*** SOURCE MATERIAL ***

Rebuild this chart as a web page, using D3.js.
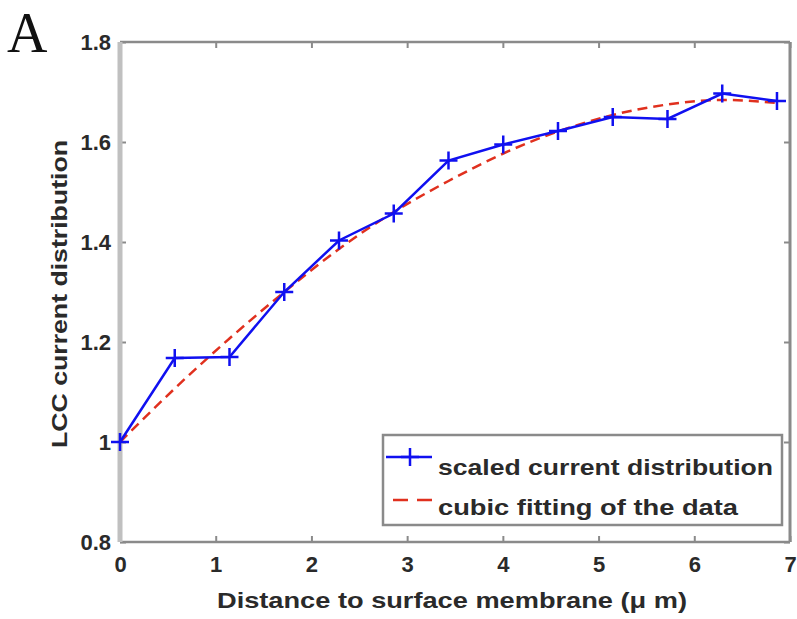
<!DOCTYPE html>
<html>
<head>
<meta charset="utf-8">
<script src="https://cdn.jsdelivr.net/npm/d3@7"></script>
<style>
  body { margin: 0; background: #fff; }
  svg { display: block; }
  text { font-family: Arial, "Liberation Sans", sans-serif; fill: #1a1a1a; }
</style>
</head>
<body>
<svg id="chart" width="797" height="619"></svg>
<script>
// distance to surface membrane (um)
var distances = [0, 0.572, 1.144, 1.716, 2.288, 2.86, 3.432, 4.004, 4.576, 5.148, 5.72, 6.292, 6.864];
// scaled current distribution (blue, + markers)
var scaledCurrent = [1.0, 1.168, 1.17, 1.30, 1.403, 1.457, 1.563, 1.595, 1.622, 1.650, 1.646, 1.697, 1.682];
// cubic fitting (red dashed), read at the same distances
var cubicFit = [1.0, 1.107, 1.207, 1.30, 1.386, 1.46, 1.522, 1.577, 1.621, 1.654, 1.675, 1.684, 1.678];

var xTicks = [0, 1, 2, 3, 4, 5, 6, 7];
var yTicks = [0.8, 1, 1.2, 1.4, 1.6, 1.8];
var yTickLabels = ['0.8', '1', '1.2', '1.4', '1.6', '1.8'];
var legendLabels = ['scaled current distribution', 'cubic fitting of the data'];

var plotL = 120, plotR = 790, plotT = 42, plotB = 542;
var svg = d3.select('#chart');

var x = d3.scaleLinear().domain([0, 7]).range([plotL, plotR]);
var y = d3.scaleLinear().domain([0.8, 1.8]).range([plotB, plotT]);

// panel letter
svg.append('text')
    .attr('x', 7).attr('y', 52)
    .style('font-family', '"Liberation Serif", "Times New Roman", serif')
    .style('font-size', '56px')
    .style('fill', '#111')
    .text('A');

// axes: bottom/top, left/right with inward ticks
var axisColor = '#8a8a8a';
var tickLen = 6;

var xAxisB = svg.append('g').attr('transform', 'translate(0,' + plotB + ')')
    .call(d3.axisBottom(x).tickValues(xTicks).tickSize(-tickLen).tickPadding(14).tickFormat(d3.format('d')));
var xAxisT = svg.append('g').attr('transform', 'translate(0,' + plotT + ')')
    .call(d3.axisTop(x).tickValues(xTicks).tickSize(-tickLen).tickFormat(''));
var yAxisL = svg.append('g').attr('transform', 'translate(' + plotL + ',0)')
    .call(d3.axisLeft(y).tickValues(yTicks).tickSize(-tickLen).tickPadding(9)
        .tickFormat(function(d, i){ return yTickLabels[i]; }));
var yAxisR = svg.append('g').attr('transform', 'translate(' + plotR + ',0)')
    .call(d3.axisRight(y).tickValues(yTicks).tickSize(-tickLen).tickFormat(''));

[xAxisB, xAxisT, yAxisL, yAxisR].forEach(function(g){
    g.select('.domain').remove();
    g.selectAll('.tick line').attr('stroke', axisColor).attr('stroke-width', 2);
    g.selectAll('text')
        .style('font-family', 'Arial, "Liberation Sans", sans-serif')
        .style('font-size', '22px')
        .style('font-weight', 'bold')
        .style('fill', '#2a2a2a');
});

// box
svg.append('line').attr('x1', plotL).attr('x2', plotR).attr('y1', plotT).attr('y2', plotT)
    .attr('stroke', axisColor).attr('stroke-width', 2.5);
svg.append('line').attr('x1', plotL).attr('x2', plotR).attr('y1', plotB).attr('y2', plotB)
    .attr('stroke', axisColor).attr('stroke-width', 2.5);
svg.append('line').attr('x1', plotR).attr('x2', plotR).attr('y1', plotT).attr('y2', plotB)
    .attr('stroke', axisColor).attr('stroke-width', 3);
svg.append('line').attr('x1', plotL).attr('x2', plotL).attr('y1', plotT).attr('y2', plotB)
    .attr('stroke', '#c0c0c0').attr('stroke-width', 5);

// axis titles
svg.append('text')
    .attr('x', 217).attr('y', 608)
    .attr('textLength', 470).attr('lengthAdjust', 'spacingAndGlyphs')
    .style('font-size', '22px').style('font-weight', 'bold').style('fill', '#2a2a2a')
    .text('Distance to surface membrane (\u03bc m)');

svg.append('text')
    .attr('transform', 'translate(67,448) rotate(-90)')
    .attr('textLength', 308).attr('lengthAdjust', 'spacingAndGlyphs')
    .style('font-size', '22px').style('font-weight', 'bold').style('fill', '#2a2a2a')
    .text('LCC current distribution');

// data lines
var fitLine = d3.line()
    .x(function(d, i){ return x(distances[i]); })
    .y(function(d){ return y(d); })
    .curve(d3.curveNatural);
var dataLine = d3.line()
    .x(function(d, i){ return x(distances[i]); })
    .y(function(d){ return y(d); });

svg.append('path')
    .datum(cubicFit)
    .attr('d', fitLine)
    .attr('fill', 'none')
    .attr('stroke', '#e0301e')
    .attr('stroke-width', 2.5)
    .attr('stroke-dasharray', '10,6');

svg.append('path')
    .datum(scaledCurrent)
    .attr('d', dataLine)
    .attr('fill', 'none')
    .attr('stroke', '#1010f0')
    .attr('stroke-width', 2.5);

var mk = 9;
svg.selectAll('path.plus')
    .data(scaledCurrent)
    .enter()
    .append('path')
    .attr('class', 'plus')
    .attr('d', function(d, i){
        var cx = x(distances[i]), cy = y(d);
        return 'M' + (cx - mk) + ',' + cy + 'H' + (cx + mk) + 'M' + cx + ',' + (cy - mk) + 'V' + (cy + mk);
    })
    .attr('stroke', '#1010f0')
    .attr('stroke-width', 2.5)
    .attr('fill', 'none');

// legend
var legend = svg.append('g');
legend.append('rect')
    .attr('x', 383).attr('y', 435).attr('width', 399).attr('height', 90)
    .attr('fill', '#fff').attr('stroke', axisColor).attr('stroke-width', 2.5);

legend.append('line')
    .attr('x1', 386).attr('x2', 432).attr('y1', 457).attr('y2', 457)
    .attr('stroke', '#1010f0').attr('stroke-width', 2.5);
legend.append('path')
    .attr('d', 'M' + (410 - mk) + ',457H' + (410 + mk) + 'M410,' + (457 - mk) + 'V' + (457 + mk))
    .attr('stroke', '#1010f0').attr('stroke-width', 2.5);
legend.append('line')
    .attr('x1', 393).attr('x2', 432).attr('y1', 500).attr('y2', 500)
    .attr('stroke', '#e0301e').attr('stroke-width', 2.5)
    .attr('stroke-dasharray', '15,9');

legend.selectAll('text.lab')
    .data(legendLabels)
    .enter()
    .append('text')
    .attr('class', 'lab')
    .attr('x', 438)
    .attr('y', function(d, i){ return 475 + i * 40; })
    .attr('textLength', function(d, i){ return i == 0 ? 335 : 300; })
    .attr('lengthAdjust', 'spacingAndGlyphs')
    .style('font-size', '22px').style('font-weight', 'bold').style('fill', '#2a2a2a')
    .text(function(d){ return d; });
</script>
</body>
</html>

***

* TASK DESCRIPTION *
Repeat the lines exactly as they stand, from the opening line of the data through the line with "1.675, 1.684, 1.678];". Pictures stay out of the copy.

* OUTPUT FOR THIS TASK *
Rebuild this chart as a web page, using D3.js.
<!DOCTYPE html>
<html>
<head>
<meta charset="utf-8">
<script src="https://cdn.jsdelivr.net/npm/d3@7"></script>
<style>
  body { margin: 0; background: #fff; }
  svg { display: block; }
  text { font-family: Arial, "Liberation Sans", sans-serif; fill: #1a1a1a; }
</style>
</head>
<body>
<svg id="chart" width="797" height="619"></svg>
<script>
// distance to surface membrane (um)
var distances = [0, 0.572, 1.144, 1.716, 2.288, 2.86, 3.432, 4.004, 4.576, 5.148, 5.72, 6.292, 6.864];
// scaled current distribution (blue, + markers)
var scaledCurrent = [1.0, 1.168, 1.17, 1.30, 1.403, 1.457, 1.563, 1.595, 1.622, 1.650, 1.646, 1.697, 1.682];
// cubic fitting (red dashed), read at the same distances
var cubicFit = [1.0, 1.107, 1.207, 1.30, 1.386, 1.46, 1.522, 1.577, 1.621, 1.654, 1.675, 1.684, 1.678];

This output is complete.